> _TASK GOAL_
Find each line containing the word "with" and report how many there are. Add nothing else.

> _AVAILABLE DATA_
=-=-=

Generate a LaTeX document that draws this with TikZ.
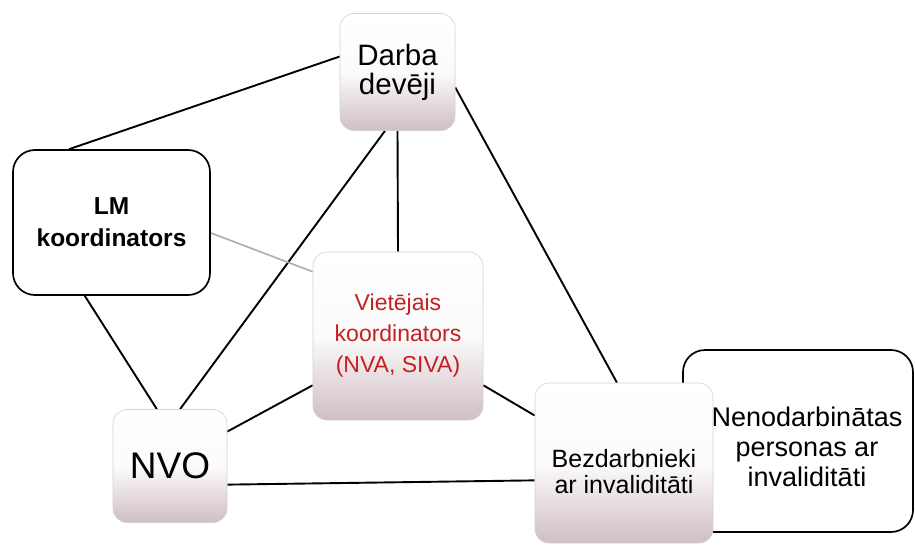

=-=-=

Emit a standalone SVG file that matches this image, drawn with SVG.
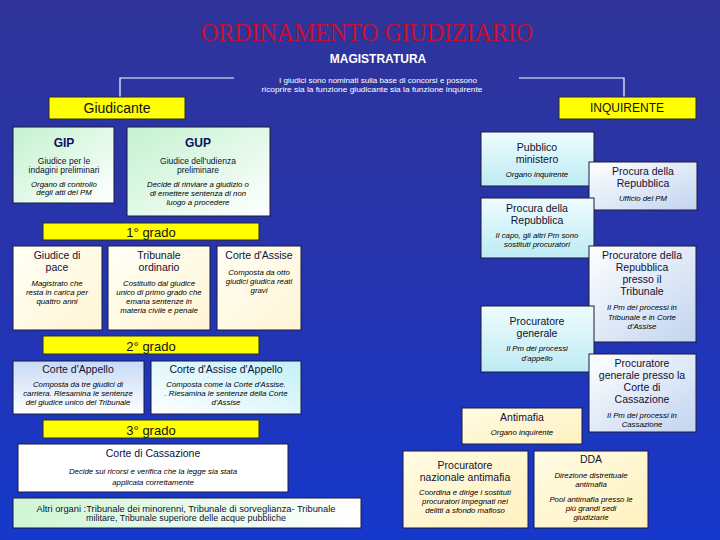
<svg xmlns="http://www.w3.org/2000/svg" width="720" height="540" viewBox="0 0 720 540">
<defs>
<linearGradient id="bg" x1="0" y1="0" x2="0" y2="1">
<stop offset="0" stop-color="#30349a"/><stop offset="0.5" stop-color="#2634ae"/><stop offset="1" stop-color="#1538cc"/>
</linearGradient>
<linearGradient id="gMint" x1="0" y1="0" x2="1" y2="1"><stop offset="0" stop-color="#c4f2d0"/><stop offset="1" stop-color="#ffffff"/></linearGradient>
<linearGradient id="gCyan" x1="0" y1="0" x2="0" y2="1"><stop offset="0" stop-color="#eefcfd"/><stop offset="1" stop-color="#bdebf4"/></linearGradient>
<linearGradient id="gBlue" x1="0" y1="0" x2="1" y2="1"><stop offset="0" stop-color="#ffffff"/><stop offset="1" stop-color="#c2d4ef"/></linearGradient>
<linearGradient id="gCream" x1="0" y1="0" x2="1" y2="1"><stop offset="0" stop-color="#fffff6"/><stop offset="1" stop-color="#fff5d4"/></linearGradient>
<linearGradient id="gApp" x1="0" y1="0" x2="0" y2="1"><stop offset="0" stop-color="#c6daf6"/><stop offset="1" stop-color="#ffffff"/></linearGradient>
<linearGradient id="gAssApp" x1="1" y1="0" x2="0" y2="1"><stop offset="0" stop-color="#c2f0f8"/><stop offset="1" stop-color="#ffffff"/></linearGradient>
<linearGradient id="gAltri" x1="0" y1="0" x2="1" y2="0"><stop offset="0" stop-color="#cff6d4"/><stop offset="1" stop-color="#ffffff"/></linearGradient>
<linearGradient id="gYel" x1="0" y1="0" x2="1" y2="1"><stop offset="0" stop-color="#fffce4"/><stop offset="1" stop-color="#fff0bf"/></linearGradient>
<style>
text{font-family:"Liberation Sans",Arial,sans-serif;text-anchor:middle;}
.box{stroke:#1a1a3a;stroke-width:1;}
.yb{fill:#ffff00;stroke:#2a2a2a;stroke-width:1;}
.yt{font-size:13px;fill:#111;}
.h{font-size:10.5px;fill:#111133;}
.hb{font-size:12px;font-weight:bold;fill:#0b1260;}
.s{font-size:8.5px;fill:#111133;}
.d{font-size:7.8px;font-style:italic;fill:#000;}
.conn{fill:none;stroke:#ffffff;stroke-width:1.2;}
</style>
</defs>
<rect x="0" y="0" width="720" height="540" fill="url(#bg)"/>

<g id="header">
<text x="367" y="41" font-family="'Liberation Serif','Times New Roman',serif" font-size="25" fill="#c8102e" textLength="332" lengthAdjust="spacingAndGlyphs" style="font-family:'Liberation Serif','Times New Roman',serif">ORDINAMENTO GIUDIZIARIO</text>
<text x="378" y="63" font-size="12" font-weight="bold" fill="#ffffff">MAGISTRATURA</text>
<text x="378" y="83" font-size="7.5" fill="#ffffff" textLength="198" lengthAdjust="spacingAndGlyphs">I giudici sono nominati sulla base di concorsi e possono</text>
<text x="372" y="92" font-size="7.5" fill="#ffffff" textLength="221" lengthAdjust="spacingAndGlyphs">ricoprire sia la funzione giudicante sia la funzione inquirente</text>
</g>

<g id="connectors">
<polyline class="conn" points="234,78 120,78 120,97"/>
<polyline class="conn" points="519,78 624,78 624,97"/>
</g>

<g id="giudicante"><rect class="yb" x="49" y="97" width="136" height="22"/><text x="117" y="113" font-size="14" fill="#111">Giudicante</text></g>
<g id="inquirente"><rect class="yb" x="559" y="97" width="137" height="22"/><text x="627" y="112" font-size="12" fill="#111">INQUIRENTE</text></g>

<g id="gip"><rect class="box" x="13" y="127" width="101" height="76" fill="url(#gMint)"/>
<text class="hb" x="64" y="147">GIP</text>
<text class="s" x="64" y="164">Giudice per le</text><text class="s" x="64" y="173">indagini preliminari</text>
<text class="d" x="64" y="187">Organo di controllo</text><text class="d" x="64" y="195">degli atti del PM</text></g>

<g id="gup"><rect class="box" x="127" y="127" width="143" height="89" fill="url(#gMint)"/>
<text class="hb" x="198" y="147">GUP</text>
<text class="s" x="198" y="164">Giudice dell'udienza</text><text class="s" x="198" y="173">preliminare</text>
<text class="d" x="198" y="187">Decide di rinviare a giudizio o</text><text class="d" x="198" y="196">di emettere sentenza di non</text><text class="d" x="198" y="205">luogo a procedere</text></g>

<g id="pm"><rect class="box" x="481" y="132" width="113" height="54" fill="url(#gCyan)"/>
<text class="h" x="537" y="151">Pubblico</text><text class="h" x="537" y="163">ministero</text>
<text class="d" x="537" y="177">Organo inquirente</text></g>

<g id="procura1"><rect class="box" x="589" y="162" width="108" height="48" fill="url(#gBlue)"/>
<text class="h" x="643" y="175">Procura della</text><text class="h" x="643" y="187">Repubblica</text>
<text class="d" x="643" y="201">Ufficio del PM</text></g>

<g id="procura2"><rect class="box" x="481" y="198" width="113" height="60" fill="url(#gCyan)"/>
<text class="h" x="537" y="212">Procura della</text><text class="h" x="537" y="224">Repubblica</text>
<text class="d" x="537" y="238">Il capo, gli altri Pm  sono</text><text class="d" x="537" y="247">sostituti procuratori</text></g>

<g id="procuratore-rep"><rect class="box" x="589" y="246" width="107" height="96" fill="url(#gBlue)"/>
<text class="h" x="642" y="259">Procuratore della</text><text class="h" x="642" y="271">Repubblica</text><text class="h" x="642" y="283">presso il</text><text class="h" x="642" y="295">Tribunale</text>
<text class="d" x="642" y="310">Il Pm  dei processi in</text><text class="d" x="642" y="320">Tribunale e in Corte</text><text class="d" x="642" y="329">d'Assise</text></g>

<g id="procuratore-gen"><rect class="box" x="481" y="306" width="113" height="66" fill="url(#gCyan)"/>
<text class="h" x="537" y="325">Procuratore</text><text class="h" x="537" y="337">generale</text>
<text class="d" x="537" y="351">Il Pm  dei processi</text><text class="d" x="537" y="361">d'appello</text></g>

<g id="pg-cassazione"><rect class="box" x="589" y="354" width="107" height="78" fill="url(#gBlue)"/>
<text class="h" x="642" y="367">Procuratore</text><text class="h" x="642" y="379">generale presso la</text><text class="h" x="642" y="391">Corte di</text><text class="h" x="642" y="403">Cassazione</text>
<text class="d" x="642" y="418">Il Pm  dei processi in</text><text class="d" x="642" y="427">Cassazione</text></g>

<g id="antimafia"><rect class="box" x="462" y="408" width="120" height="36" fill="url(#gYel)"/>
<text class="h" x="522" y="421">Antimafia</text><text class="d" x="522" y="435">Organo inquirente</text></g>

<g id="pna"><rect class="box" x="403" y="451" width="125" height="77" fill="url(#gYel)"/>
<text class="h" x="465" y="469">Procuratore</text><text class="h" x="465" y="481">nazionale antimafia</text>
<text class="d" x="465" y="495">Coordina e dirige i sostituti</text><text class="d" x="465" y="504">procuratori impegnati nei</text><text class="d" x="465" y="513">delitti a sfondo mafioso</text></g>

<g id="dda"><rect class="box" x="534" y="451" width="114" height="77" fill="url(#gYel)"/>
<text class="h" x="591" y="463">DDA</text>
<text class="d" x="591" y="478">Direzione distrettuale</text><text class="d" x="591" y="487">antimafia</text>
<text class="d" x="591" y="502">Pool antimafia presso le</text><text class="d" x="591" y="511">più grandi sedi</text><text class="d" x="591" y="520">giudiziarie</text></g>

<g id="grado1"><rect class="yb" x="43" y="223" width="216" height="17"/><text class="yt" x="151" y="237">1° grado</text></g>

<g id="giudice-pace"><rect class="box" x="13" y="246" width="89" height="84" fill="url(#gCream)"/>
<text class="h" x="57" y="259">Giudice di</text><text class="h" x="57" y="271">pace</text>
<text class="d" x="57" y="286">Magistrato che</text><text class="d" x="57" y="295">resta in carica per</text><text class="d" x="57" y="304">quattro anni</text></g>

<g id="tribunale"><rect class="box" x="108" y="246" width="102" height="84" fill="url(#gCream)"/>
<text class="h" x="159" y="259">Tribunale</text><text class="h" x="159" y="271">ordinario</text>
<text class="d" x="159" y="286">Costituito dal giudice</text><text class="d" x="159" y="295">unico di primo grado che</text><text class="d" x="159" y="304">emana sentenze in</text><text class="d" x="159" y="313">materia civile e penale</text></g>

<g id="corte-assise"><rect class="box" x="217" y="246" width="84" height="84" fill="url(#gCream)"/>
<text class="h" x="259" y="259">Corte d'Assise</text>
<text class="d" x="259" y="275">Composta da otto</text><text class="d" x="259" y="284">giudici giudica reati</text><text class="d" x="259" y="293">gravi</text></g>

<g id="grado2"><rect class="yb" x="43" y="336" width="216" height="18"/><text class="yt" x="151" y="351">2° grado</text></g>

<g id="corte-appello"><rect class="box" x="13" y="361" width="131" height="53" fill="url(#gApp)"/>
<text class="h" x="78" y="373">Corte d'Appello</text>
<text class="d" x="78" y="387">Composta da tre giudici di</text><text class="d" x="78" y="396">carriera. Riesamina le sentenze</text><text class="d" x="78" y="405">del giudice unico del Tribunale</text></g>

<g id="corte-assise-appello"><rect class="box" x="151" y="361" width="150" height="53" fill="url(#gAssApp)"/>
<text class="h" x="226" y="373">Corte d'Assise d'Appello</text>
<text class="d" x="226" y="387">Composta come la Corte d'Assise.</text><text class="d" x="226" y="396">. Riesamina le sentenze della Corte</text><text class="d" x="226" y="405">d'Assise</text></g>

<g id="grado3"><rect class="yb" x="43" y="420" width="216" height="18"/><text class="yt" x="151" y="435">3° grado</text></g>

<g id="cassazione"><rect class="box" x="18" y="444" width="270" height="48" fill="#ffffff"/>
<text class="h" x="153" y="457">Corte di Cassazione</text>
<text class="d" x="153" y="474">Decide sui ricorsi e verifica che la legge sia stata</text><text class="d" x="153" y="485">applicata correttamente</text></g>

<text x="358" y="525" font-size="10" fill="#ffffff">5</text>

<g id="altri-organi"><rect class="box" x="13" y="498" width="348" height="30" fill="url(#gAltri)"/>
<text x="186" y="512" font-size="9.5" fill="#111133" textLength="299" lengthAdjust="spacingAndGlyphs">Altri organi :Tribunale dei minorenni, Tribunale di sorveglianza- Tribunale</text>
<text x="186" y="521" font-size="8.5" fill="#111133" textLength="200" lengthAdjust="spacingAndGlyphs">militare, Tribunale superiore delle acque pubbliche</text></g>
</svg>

=-=-=

> _RESPONSE TO THIS EXERCISE_
2